**Exercise directions:** Return the whole listing, line for line, without the pictures in it.

**Dataset section:**
▼

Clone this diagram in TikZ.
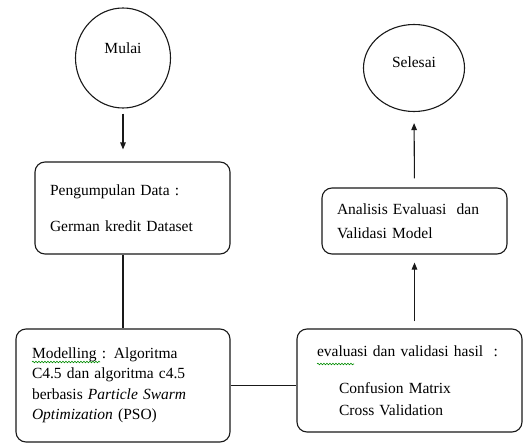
\documentclass[tikz,border=0pt]{standalone}
\usepackage{fontspec}
\setmainfont{Liberation Serif}
\usetikzlibrary{shapes.geometric,arrows.meta,decorations.pathmorphing}

\tikzset{
  kotak/.style={draw, rounded corners=10pt, align=left, inner ysep=0pt},
  bulat/.style={draw, ellipse, inner sep=0pt},
  panah/.style={-{Triangle[length=7pt,width=5.5pt]}},
  salah/.style={draw=green!55!black, line width=0.6pt, decorate,
    decoration={snake, amplitude=0.8pt, segment length=3pt}}
}

\begin{document}
\begin{tikzpicture}[x=1pt, y=-1pt, line width=1.1pt, draw=black!90, text=black,
  every node/.append style={font=\fontsize{15.5}{20.5}\selectfont}]
\useasboundingbox (0,0) rectangle (524,444);

% awal dan akhir
\node[bulat, minimum width=95pt, minimum height=100pt,
  label={[yshift=10pt]center:Mulai}] (mulai) at (123,58) {};
\node[bulat, minimum width=101pt, minimum height=87pt,
  label={[yshift=6pt]center:Selesai}] (selesai) at (414,68) {};

% proses
\node[kotak, inner xsep=15pt, text width=165pt, minimum height=92pt] (data) at (132.5,208)
  {Pengumpulan Data :\\[16pt] German kredit Dataset};
\node[kotak, inner xsep=16pt, text width=182pt, minimum height=113pt] (model) at (123,385.5)
  {Modelling : Algoritma\\ C4.5 dan algoritma c4.5\\ berbasis \textit{Particle Swarm}\\ \textit{Optimization} (PSO)};
\node[kotak, inner xsep=20pt, text width=185pt, minimum height=103pt] (evaluasi) at (409.5,380.5)
  {evaluasi dan validasi hasil \ :\\[16pt] \hspace*{22pt}Confusion Matrix\\[1.5pt] \hspace*{22pt}Cross Validation};
\node[kotak, inner xsep=15pt, text width=155pt, minimum height=66pt] (analisis) at (414.5,221)
  {Analisis Evaluasi \ dan\\[3pt] Validasi Model};

% garis tanda ejaan
\draw[salah] (32,362) -- (100,362);
\draw[salah] (317,364) -- (354,364);

% alur
\draw[panah, shorten <=5pt, shorten >=12pt] (mulai.south) -- (mulai.south |- data.north);
\draw (data.south -| mulai.south) -- (model.north -| mulai.south);
\draw (model.east) -- (model.east -| evaluasi.west);
\draw[panah, shorten <=7pt, shorten >=8pt] (analisis.south |- evaluasi.north) -- (analisis.south);
\draw[panah, shorten <=9pt, shorten >=11pt] (analisis.north) -- (selesai.south);

\end{tikzpicture}
\end{document}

▲

**Worked answer:**
Clone this diagram in TikZ.
\documentclass[tikz,border=0pt]{standalone}
\usepackage{fontspec}
\setmainfont{Liberation Serif}
\usetikzlibrary{shapes.geometric,arrows.meta,decorations.pathmorphing}

\tikzset{
  kotak/.style={draw, rounded corners=10pt, align=left, inner ysep=0pt},
  bulat/.style={draw, ellipse, inner sep=0pt},
  panah/.style={-{Triangle[length=7pt,width=5.5pt]}},
  salah/.style={draw=green!55!black, line width=0.6pt, decorate,
    decoration={snake, amplitude=0.8pt, segment length=3pt}}
}

\begin{document}
\begin{tikzpicture}[x=1pt, y=-1pt, line width=1.1pt, draw=black!90, text=black,
  every node/.append style={font=\fontsize{15.5}{20.5}\selectfont}]
\useasboundingbox (0,0) rectangle (524,444);

% awal dan akhir
\node[bulat, minimum width=95pt, minimum height=100pt,
  label={[yshift=10pt]center:Mulai}] (mulai) at (123,58) {};
\node[bulat, minimum width=101pt, minimum height=87pt,
  label={[yshift=6pt]center:Selesai}] (selesai) at (414,68) {};

% proses
\node[kotak, inner xsep=15pt, text width=165pt, minimum height=92pt] (data) at (132.5,208)
  {Pengumpulan Data :\\[16pt] German kredit Dataset};
\node[kotak, inner xsep=16pt, text width=182pt, minimum height=113pt] (model) at (123,385.5)
  {Modelling : Algoritma\\ C4.5 dan algoritma c4.5\\ berbasis \textit{Particle Swarm}\\ \textit{Optimization} (PSO)};
\node[kotak, inner xsep=20pt, text width=185pt, minimum height=103pt] (evaluasi) at (409.5,380.5)
  {evaluasi dan validasi hasil \ :\\[16pt] \hspace*{22pt}Confusion Matrix\\[1.5pt] \hspace*{22pt}Cross Validation};
\node[kotak, inner xsep=15pt, text width=155pt, minimum height=66pt] (analisis) at (414.5,221)
  {Analisis Evaluasi \ dan\\[3pt] Validasi Model};

% garis tanda ejaan
\draw[salah] (32,362) -- (100,362);
\draw[salah] (317,364) -- (354,364);

% alur
\draw[panah, shorten <=5pt, shorten >=12pt] (mulai.south) -- (mulai.south |- data.north);
\draw (data.south -| mulai.south) -- (model.north -| mulai.south);
\draw (model.east) -- (model.east -| evaluasi.west);
\draw[panah, shorten <=7pt, shorten >=8pt] (analisis.south |- evaluasi.north) -- (analisis.south);
\draw[panah, shorten <=9pt, shorten >=11pt] (analisis.north) -- (selesai.south);

\end{tikzpicture}
\end{document}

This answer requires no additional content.